Happy Chinese New Year!
It's the 6th day of CNY and now only I have the chance to post. There was a bit of drama on the eve of CNY and was busy with 'open house' here and there. But this year, I feel CNY is not as excited as when I was a kid. The houses to visit has reduced. The ang pow to give and receive also has reduced. I didn't get a chance to bring my girl to see lion dance yet. But just found out that there will be a performance this Sat at 3.30pm at Starling Mall.
All these years, we visited our uncles and aunties and each one of them would host a lunch or dinner for the family from first day until everyone took their turns. And all our aunties are pretty good cook that none of the lunch/dinner were catered.
But as they grew older, I am thinking we, the young ones should start taking over. Say to cook the first day dish, 'chai' or vegetarian dish and to start hosting the family reunion and so on. I mean it's no joke to cook so many dishes for so many people and to clean up.
Anyway, next year I target to make a visit to China for CNY. Although not really eager to go because it's early spring and gonna be wet and cold, but I feel my girl should have the connection with her paternal grandma and aunt and uncle and her China cousins. If we go, we would have even lesser visiting to do. Oh well, I don't know, maybe we have a lot more places to visit and have to give a lot more ang pow.
On another note, since this is supposed to be a happy post, I shouldn't share my disappointment that happened yesterday but I think I should state it.
I tried to help someone by sharing about my diet. She has been having lots of health problem and I was trying to help her. I have known her for many years. Not only she doesn't want to follow, she decided there was a better way for her. Although I encouraged her to do her own way, as long as she start somewhere, there was still tons of excuses and reasons. So I kept on pushing her. I thought I was helping until I saw an FB post indirectly asking me to back-off and leave her alone. Although the post might not be directed at me, but I was one of those who has been pushing. So, I take it as a message to me.
I kept emphasizing that I cannot understand why there are so much of excuses and reasons and justifications for not doing something that is good for you and you know it is good for you. Like must cure this first, before I start this. Must stop this first, before I can do something new. Why can't she see that perhaps by changing her lifestyle now, things will improve, say sleep better, eat better, no more aches and pains? But no, she doesn't want to hear or see.
I was upset. I was trying to help her. I know she is having depression. She kept on posting about food and telling others the benefits of the food she is eating and yet she eats junk which she doesn't post on FB. Obviously she tried to make a good impression of herself to people who doesn't see her.
Perhaps I was trying too hard. But when I start to see people my age dying and not due to illness, I am very worried about my friends around me, especially their health.

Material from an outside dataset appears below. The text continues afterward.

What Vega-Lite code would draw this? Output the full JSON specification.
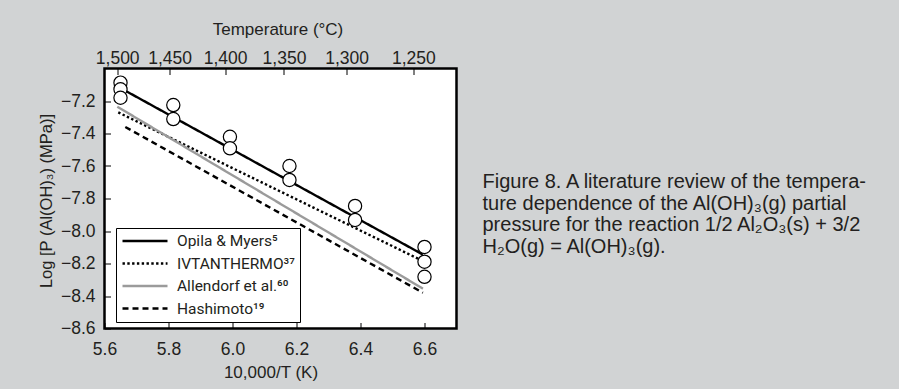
{
  "$schema": "https://vega.github.io/schema/vega-lite/v6.json",
  "width": 352,
  "height": 260,
  "autosize": {"type": "none"},
  "padding": {"left": 104.5, "top": 68.5, "right": 442.5, "bottom": 60.5},
  "background": "#d1d3d4",
  "title": {
    "text": ["Figure 8. A literature review of the tempera-", "ture dependence of the Al(OH)₃(g) partial", "pressure for the reaction 1/2 Al₂O₃(s) + 3/2", "H₂O(g) = Al(OH)₃(g)."],
    "orient": "top",
    "frame": "group",
    "anchor": "start",
    "align": "left",
    "baseline": "top",
    "offset": 0,
    "dx": 378,
    "dy": 236.5,
    "font": "Liberation Sans, Arial, sans-serif",
    "fontSize": 20,
    "fontWeight": "normal",
    "color": "#231f20",
    "lineHeight": 21.5
  },
  "datasets": {
    "lines": [
      {"source": "Opila & Myers⁵", "inv_T": 5.645, "log_p": -7.115},
      {"source": "Opila & Myers⁵", "inv_T": 6.595, "log_p": -8.145},
      {"source": "IVTANTHERMO³⁷", "inv_T": 5.643, "log_p": -7.27},
      {"source": "IVTANTHERMO³⁷", "inv_T": 6.59, "log_p": -8.18},
      {"source": "Allendorf et al.⁶⁰", "inv_T": 5.64, "log_p": -7.235},
      {"source": "Allendorf et al.⁶⁰", "inv_T": 6.595, "log_p": -8.355},
      {"source": "Hashimoto¹⁹", "inv_T": 5.665, "log_p": -7.36},
      {"source": "Hashimoto¹⁹", "inv_T": 6.595, "log_p": -8.38}
    ],
    "points": [
      {"inv_T": 5.65, "log_p": -7.087},
      {"inv_T": 5.65, "log_p": -7.128},
      {"inv_T": 5.65, "log_p": -7.18},
      {"inv_T": 5.815, "log_p": -7.225},
      {"inv_T": 5.815, "log_p": -7.311},
      {"inv_T": 5.992, "log_p": -7.42},
      {"inv_T": 5.992, "log_p": -7.491},
      {"inv_T": 6.178, "log_p": -7.6},
      {"inv_T": 6.178, "log_p": -7.686},
      {"inv_T": 6.383, "log_p": -7.846},
      {"inv_T": 6.383, "log_p": -7.932},
      {"inv_T": 6.6, "log_p": -8.098},
      {"inv_T": 6.6, "log_p": -8.189},
      {"inv_T": 6.6, "log_p": -8.282}
    ]
  },
  "layer": [
    {
      "data": {"name": "lines"},
      "mark": {"type": "line", "strokeWidth": 2.4, "strokeCap": "butt"},
      "encoding": {
        "x": {
          "field": "inv_T", "type": "quantitative",
          "scale": {"domain": [5.6, 6.7], "nice": false, "zero": false},
          "axis": {
            "orient": "bottom",
            "values": [5.6, 5.8, 6.0, 6.2, 6.4, 6.6],
            "format": ".1f",
            "title": "10,000/T (K)",
            "labelBaseline": "alphabetic",
            "labelPadding": 31.5,
            "labelOverlap": false,
            "titleX": 166,
            "titleY": 48.5,
            "titleAlign": "center",
            "titleBaseline": "alphabetic"
          }
        },
        "y": {
          "field": "log_p", "type": "quantitative",
          "scale": {"domain": [-8.6, -7.0], "nice": false, "zero": false},
          "axis": {
            "orient": "left",
            "values": [-8.6, -8.4, -8.2, -8.0, -7.8, -7.6, -7.4, -7.2],
            "format": ".1f",
            "title": "Log [P (Al(OH)₃) (MPa)]",
            "labelPadding": 15.5,
            "labelOverlap": false,
            "labelSeparation": 0,
            "titleFontSize": 16.5,
            "titleX": -58,
            "titleY": 132,
            "titleAngle": 270,
            "titleAlign": "center",
            "titleBaseline": "middle"
          }
        },
        "color": {
          "field": "source", "type": "nominal",
          "scale": {
            "domain": ["Opila & Myers⁵", "IVTANTHERMO³⁷", "Allendorf et al.⁶⁰", "Hashimoto¹⁹"],
            "range": ["#000000", "#000000", "#9b9b9b", "#000000"]
          },
          "legend": {
            "title": null,
            "orient": "none",
            "legendX": 11.5,
            "legendY": 159.5,
            "fillColor": "white",
            "strokeColor": "black",
            "padding": 5,
            "symbolType": "stroke",
            "symbolSize": 2025,
            "symbolStrokeWidth": 2.4,
            "clipHeight": 16,
            "rowPadding": 5.5,
            "labelOffset": 8,
            "labelFont": "Roboto, Liberation Sans, sans-serif",
            "labelFontSize": 15.5,
            "labelColor": "#231f20",
            "labelLimit": 0
          }
        },
        "strokeDash": {
          "field": "source", "type": "nominal",
          "scale": {
            "domain": ["Opila & Myers⁵", "IVTANTHERMO³⁷", "Allendorf et al.⁶⁰", "Hashimoto¹⁹"],
            "range": [[1, 0], [2.4, 2.4], [1, 0], [6, 4]]
          },
          "legend": null
        }
      }
    },
    {
      "data": {"name": "points"},
      "mark": {"type": "point", "shape": "circle", "filled": false, "fill": "white", "fillOpacity": 1, "stroke": "black", "strokeWidth": 1.2, "size": 175, "opacity": 1},
      "encoding": {
        "x": {
          "field": "inv_T", "type": "quantitative",
          "axis": {
            "orient": "top",
            "values": [5.63968, 5.80332, 5.97675, 6.16086, 6.35667, 6.56534],
            "labelExpr": "format(round(10000 / datum.value - 273.15), ',')",
            "title": "Temperature (°C)",
            "labelBaseline": "alphabetic",
            "labelPadding": 11.5,
            "labelOverlap": false,
            "titleX": 173,
            "titleY": -34.2,
            "titleAlign": "center",
            "titleBaseline": "alphabetic"
          }
        },
        "y": {
          "field": "log_p", "type": "quantitative",
          "axis": {
            "orient": "left",
            "values": [-8.6, -8.4, -8.2, -8.0, -7.8, -7.6, -7.4, -7.2],
            "format": ".1f",
            "title": "Log [P (Al(OH)₃) (MPa)]",
            "labelPadding": 15.5,
            "labelOverlap": false,
            "labelSeparation": 0,
            "titleFontSize": 16.5,
            "titleX": -58,
            "titleY": 132,
            "titleAngle": 270,
            "titleAlign": "center",
            "titleBaseline": "middle"
          }
        }
      }
    }
  ],
  "resolve": {"axis": {"x": "independent"}},
  "config": {
    "view": {"stroke": "black", "strokeWidth": 2.5, "fill": "white"},
    "axis": {
      "domain": false,
      "grid": false,
      "ticks": true,
      "tickSize": -6,
      "tickColor": "black",
      "tickWidth": 1,
      "labelFlush": false,
      "labelOverlap": false,
      "labelFont": "Liberation Sans, Arial, sans-serif",
      "labelFontSize": 17.5,
      "labelColor": "#231f20",
      "titleFont": "Liberation Sans, Arial, sans-serif",
      "titleFontSize": 17,
      "titleFontWeight": "normal",
      "titleColor": "#231f20"
    }
  }
}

One thing I can never understand. She said she cannot quit coffee. I said it was an addiction. She said it's not. I can never understand this because I can't drink coffee. I have tried once when I was younger and would have major indigestion and have to force myself to vomit it out. Ever since then, I don't really dare to touch coffee because the side effects are too much. I like the smell but I can't drink it at all. Don't even dare to try again.
So she said she don't have enough sleep and have to drink coffee otherwise she has brain fog. But I don't have enough sleep too at times, looking after my girl and I can't drink coffee, but I still have to work and get through the brain fog. You know what I mean? I am not saying that I am much stronger. But why need to keep justifying?

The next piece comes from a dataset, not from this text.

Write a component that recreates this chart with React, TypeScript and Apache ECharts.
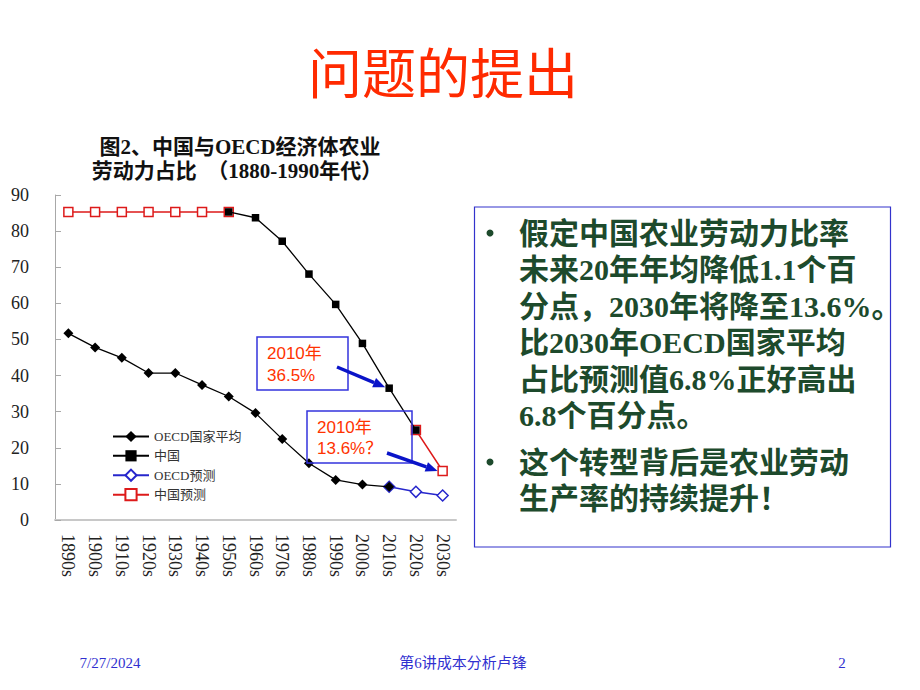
import React, { useEffect, useRef } from "react";
import * as echarts from "echarts";

const decades = ["1890s", "1900s", "1910s", "1920s", "1930s", "1940s", "1950s", "1960s", "1970s", "1980s", "1990s", "2000s", "2010s", "2020s", "2030s"];
const oecdAvg = [51.7, 47.8, 44.9, 40.7, 40.7, 37.4, 34.2, 29.6, 22.4, 15.7, 11.1, 9.8, 9.2, null, null];
const china = [null, null, null, null, null, null, 85.3, 83.7, 77.2, 68.1, 59.7, 48.9, 36.5, 24.9, null];
const oecdForecast = [null, null, null, null, null, null, null, null, null, null, null, null, 9.2, 7.8, 6.8];
const chinaForecast = [85.3, 85.3, 85.3, 85.3, 85.3, 85.3, 85.3, null, null, null, null, null, null, 24.9, 13.6];
const seriesNames = ["OECD国家平均", "中国", "OECD预测", "中国预测"];

const pageTitle = "问题的提出";
const chartTitle1 = "图2、中国与OECD经济体农业";
const chartTitle2 = "劳动力占比  （1880-1990年代）";
const note1 = ["2010年", "36.5%"];
const note2 = ["2010年", "13.6%？"];
const bulletLines1 = [
  "假定中国农业劳动力比率",
  "未来20年年均降低1.1个百",
  "分点，2030年将降至13.6%。",
  "比2030年OECD国家平均",
  "占比预测值6.8%正好高出",
  "6.8个百分点。",
];
const bulletLines2 = ["这个转型背后是农业劳动", "生产率的持续提升！"];
const footer = ["7/27/2024", "第6讲成本分析卢锋", "2"];

const SERIF = "'Liberation Serif', 'Noto Sans CJK SC', serif";
const SANS = "'Liberation Sans', 'Noto Sans CJK SC', sans-serif";

function arrow(x1: number, y1: number, x2: number, y2: number, color: string) {
  const dx = x2 - x1;
  const dy = y2 - y1;
  const len = Math.sqrt(dx * dx + dy * dy);
  const ux = dx / len;
  const uy = dy / len;
  const hl = 12;
  const hw = 5;
  const bx = x2 - ux * hl;
  const by = y2 - uy * hl;
  return [
    { type: "line", z: 20, shape: { x1, y1, x2: bx, y2: by }, style: { stroke: color, lineWidth: 3.5 } },
    {
      type: "polygon",
      z: 20,
      shape: { points: [[x2, y2], [bx - uy * hw, by + ux * hw], [bx + uy * hw, by - ux * hw]] },
      style: { fill: color },
    },
  ];
}

export default function App() {
  const ref = useRef<HTMLDivElement>(null);
  useEffect(() => {
    if (!ref.current) return;
    const chart = echarts.init(ref.current, undefined, { renderer: "svg" });
    const option: any = {
      animation: false,
      backgroundColor: "#ffffff",
      grid: { left: 55, right: 464, top: 195, bottom: 170, containLabel: false },
      legend: {
        orient: "vertical",
        left: 107,
        top: 425,
        itemWidth: 36,
        itemHeight: 14,
        itemGap: 6.3,
        data: seriesNames,
        textStyle: { fontFamily: SERIF, fontSize: 13, color: "#333" },
      },
      xAxis: {
        type: "category",
        data: decades,
        boundaryGap: true,
        axisLine: { lineStyle: { color: "#c8c8c8", width: 2 } },
        axisTick: { show: false },
        axisLabel: { rotate: -90, margin: 14, fontFamily: SERIF, fontSize: 18, color: "#222", interval: 0 },
        splitLine: { show: false },
      },
      yAxis: {
        type: "value",
        min: 0,
        max: 90,
        interval: 10,
        axisLine: { show: true, lineStyle: { color: "#a8a8a8", width: 1 } },
        axisTick: { show: true, inside: true, length: 6, lineStyle: { color: "#a8a8a8" } },
        axisLabel: { margin: 26, fontFamily: SERIF, fontSize: 18, color: "#222" },
        splitLine: { show: false },
      },
      series: [
        {
          name: seriesNames[0],
          type: "line",
          data: oecdAvg,
          z: 4,
          symbol: "diamond",
          symbolSize: 10,
          lineStyle: { color: "#000", width: 1.3 },
          itemStyle: { color: "#000" },
        },
        {
          name: seriesNames[1],
          type: "line",
          data: china,
          z: 4,
          symbol: "rect",
          symbolSize: 7.5,
          lineStyle: { color: "#000", width: 1.3 },
          itemStyle: { color: "#000" },
        },
        {
          name: seriesNames[2],
          type: "line",
          data: oecdForecast,
          z: 3,
          symbol: "diamond",
          symbolSize: 11,
          lineStyle: { color: "#2626cc", width: 1.5 },
          itemStyle: { color: "#ffffff", borderColor: "#2626cc", borderWidth: 1.5 },
        },
        {
          name: seriesNames[3],
          type: "line",
          data: chinaForecast,
          z: 3,
          symbol: "rect",
          symbolSize: 9,
          lineStyle: { color: "#dd1a1a", width: 1.6 },
          itemStyle: { color: "#ffffff", borderColor: "#dd1a1a", borderWidth: 1.5 },
        },
      ],
    };
    chart.setOption(option);

    const tip1 = chart.convertToPixel({ xAxisIndex: 0, yAxisIndex: 0 }, ["2010s", china[12]]) as number[];
    const tip2 = chart.convertToPixel({ xAxisIndex: 0, yAxisIndex: 0 }, ["2030s", chinaForecast[14]]) as number[];

    const bulletGraphics: any[] = [];
    const startY1 = 233;
    bulletLines1.forEach((t, i) => {
      bulletGraphics.push({
        type: "text",
        left: 519,
        top: startY1 + i * 36.5 - 18,
        style: { text: t, fontFamily: SERIF, fontSize: 30, fontWeight: "bold", fill: "#1d4a2c", lineHeight: 36 },
      });
    });
    const startY2 = 462;
    bulletLines2.forEach((t, i) => {
      bulletGraphics.push({
        type: "text",
        left: 519,
        top: startY2 + i * 36 - 18,
        style: { text: t, fontFamily: SERIF, fontSize: 30, fontWeight: "bold", fill: "#1d4a2c", lineHeight: 36 },
      });
    });
    [startY1, startY2].forEach((y) => {
      bulletGraphics.push({
        type: "circle",
        shape: { cx: 490, cy: y, r: 3.5 },
        style: { fill: "#1d4a2c" },
      });
    });

    chart.setOption({
      graphic: [
        {
          type: "text",
          x: 443,
          y: 70,
          style: { text: pageTitle, fontFamily: "'Noto Sans CJK SC', sans-serif", fontSize: 54, fill: "#ff2a00", align: "center", verticalAlign: "middle" },
        },
        {
          type: "text",
          x: 240,
          y: 147,
          style: { text: chartTitle1, fontFamily: SERIF, fontSize: 21, fontWeight: "bold", fill: "#111", align: "center", verticalAlign: "middle" },
        },
        {
          type: "text",
          x: 237,
          y: 171,
          style: { text: chartTitle2, fontFamily: SERIF, fontSize: 21, fontWeight: "bold", fill: "#111", align: "center", verticalAlign: "middle" },
        },
        {
          type: "rect",
          z: 15,
          shape: { x: 257, y: 337, width: 91, height: 53 },
          style: { fill: "none", stroke: "#3333dd", lineWidth: 1.5 },
        },
        {
          type: "text",
          z: 16,
          x: 267,
          y: 353,
          style: { text: note1[0], fontFamily: SANS, fontSize: 17, fill: "#ff3300", verticalAlign: "middle" },
        },
        {
          type: "text",
          z: 16,
          x: 267,
          y: 375,
          style: { text: note1[1], fontFamily: SANS, fontSize: 17, fill: "#ff3300", verticalAlign: "middle" },
        },
        {
          type: "rect",
          z: 15,
          shape: { x: 307, y: 411, width: 105, height: 52 },
          style: { fill: "none", stroke: "#3333dd", lineWidth: 1.5 },
        },
        {
          type: "text",
          z: 16,
          x: 317,
          y: 427,
          style: { text: note2[0], fontFamily: SANS, fontSize: 17, fill: "#ff3300", verticalAlign: "middle" },
        },
        {
          type: "text",
          z: 16,
          x: 317,
          y: 448,
          style: { text: note2[1], fontFamily: SANS, fontSize: 17, fill: "#ff3300", verticalAlign: "middle" },
        },
        ...arrow(337, 367, tip1[0] - 4, tip1[1] - 1, "#0a14c8"),
        ...arrow(387, 453, tip2[0] - 5, tip2[1], "#0a14c8"),
        {
          type: "rect",
          shape: { x: 474.5, y: 207, width: 416, height: 340 },
          style: { fill: "none", stroke: "#3333cc", lineWidth: 1.2 },
        },
        ...bulletGraphics,
        {
          type: "text",
          x: 110,
          y: 663,
          style: { text: footer[0], fontFamily: SERIF, fontSize: 15, fill: "#3030d0", align: "center", verticalAlign: "middle" },
        },
        {
          type: "text",
          x: 463,
          y: 663,
          style: { text: footer[1], fontFamily: SERIF, fontSize: 15, fill: "#3030d0", align: "center", verticalAlign: "middle" },
        },
        {
          type: "text",
          x: 842,
          y: 663,
          style: { text: footer[2], fontFamily: SERIF, fontSize: 15, fill: "#3030d0", align: "center", verticalAlign: "middle" },
        },
      ],
    });

    return () => chart.dispose();
  }, []);

  return (
    <div
      ref={ref}
      style={{ position: "absolute", left: 0, top: 0, width: 920, height: 690, background: "#fff" }}
    />
  );
}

Perhaps being a mother makes me stronger. The sleepless night during the first year, breastfeeding and pumping throughout the year and once we have a child, all our time is for the child and hardly any time for myself. This is the only reason I can see. And reason why I want to get back to good health is because of my girl.
Unfortunately, my friend is childless, tried but failed. I won't judge her for not being a mom. But I think the strength from being a mother has made me who I am, for giving me the courage to fight on, for wanting to improve my lifestyle so that my girl can have a better future and I can live long enough to see my grandchildren. Perhaps I have a goal but she doesn't.
I feel for her. I want to help her. Perhaps not through diet. Perhaps by giving better advise. I don't know. Body and health is hers, not mine.
OK, done ranting. I have decided to unfollow her because it made me unhappy. I have also decided not to mix so much with her because she complains all the time. But probably would spend some time here and there to listen to her.
Anyway, this Chinese New Year is nothing new. Seems like everything is still about the same. Hopefully can see some good changes soon.